> TO BE DONE
Write the data out again exactly, dropping any images it holds.

* begin *

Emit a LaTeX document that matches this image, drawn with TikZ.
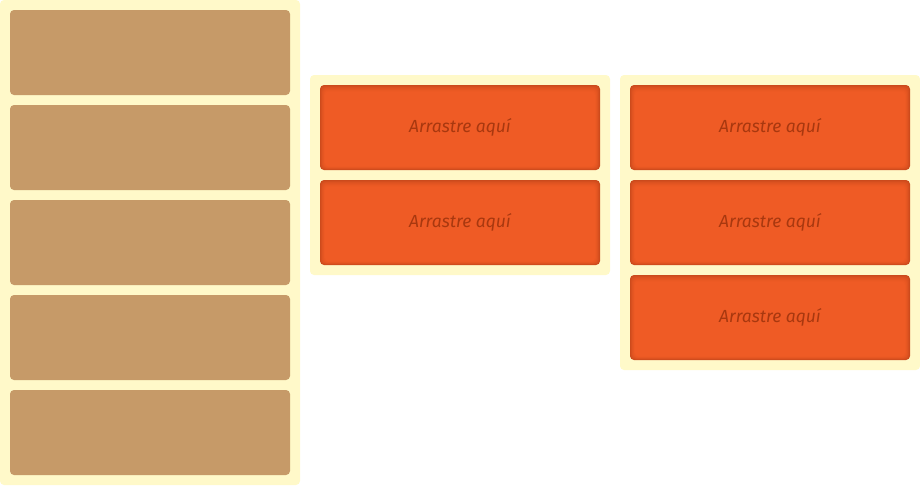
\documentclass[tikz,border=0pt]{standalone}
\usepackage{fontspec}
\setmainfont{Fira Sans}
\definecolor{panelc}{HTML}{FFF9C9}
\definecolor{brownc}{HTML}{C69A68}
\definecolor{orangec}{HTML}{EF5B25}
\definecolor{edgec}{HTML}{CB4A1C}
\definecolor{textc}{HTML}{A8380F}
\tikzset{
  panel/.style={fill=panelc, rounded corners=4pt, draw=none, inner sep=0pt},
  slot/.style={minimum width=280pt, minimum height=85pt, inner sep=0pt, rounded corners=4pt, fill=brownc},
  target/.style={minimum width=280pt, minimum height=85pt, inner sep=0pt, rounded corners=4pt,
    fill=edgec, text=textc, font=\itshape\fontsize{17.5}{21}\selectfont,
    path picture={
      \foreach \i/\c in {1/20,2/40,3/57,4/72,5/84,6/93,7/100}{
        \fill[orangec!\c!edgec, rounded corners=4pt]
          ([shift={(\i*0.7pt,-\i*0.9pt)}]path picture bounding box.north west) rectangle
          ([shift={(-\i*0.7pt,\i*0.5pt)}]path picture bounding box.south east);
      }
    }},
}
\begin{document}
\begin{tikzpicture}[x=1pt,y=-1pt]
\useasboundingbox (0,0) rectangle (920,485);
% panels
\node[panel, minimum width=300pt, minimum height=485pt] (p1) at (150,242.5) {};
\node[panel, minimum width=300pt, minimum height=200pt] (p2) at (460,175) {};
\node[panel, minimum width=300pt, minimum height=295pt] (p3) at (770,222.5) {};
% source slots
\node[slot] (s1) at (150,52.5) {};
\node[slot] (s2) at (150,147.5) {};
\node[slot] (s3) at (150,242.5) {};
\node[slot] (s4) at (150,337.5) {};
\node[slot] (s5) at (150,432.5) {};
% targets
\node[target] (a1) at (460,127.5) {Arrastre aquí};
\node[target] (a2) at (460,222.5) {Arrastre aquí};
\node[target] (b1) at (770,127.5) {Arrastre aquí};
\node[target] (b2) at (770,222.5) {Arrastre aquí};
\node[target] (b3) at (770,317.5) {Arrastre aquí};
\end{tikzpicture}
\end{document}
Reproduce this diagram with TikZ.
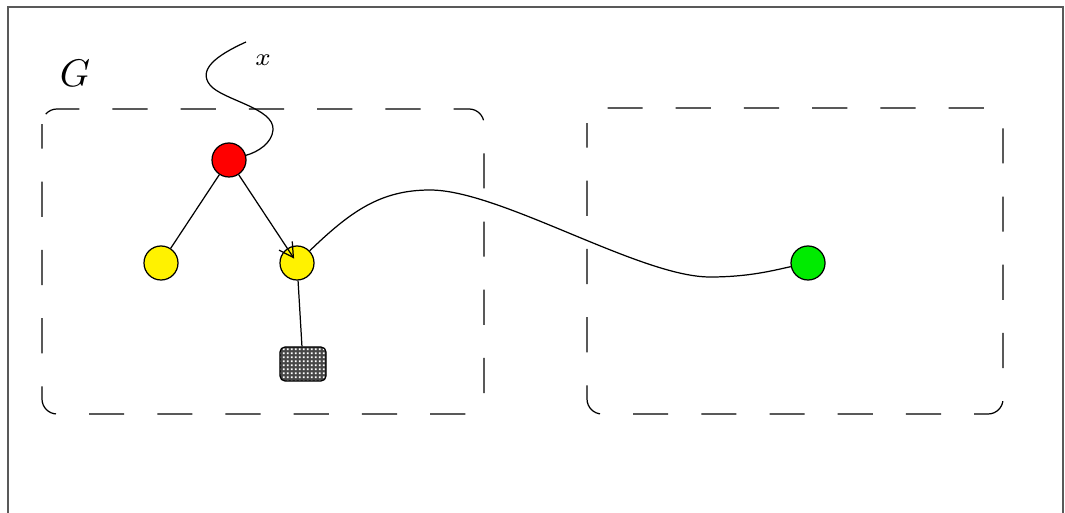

* end *

> ANSWER IN FULL
Emit a LaTeX document that matches this image, drawn with TikZ.
\documentclass[tikz,border=0pt]{standalone}
\usepackage{fontspec}
\setmainfont{Fira Sans}
\definecolor{panelc}{HTML}{FFF9C9}
\definecolor{brownc}{HTML}{C69A68}
\definecolor{orangec}{HTML}{EF5B25}
\definecolor{edgec}{HTML}{CB4A1C}
\definecolor{textc}{HTML}{A8380F}
\tikzset{
  panel/.style={fill=panelc, rounded corners=4pt, draw=none, inner sep=0pt},
  slot/.style={minimum width=280pt, minimum height=85pt, inner sep=0pt, rounded corners=4pt, fill=brownc},
  target/.style={minimum width=280pt, minimum height=85pt, inner sep=0pt, rounded corners=4pt,
    fill=edgec, text=textc, font=\itshape\fontsize{17.5}{21}\selectfont,
    path picture={
      \foreach \i/\c in {1/20,2/40,3/57,4/72,5/84,6/93,7/100}{
        \fill[orangec!\c!edgec, rounded corners=4pt]
          ([shift={(\i*0.7pt,-\i*0.9pt)}]path picture bounding box.north west) rectangle
          ([shift={(-\i*0.7pt,\i*0.5pt)}]path picture bounding box.south east);
      }
    }},
}
\begin{document}
\begin{tikzpicture}[x=1pt,y=-1pt]
\useasboundingbox (0,0) rectangle (920,485);
% panels
\node[panel, minimum width=300pt, minimum height=485pt] (p1) at (150,242.5) {};
\node[panel, minimum width=300pt, minimum height=200pt] (p2) at (460,175) {};
\node[panel, minimum width=300pt, minimum height=295pt] (p3) at (770,222.5) {};
% source slots
\node[slot] (s1) at (150,52.5) {};
\node[slot] (s2) at (150,147.5) {};
\node[slot] (s3) at (150,242.5) {};
\node[slot] (s4) at (150,337.5) {};
\node[slot] (s5) at (150,432.5) {};
% targets
\node[target] (a1) at (460,127.5) {Arrastre aquí};
\node[target] (a2) at (460,222.5) {Arrastre aquí};
\node[target] (b1) at (770,127.5) {Arrastre aquí};
\node[target] (b2) at (770,222.5) {Arrastre aquí};
\node[target] (b3) at (770,317.5) {Arrastre aquí};
\end{tikzpicture}
\end{document}
Reproduce this diagram with TikZ.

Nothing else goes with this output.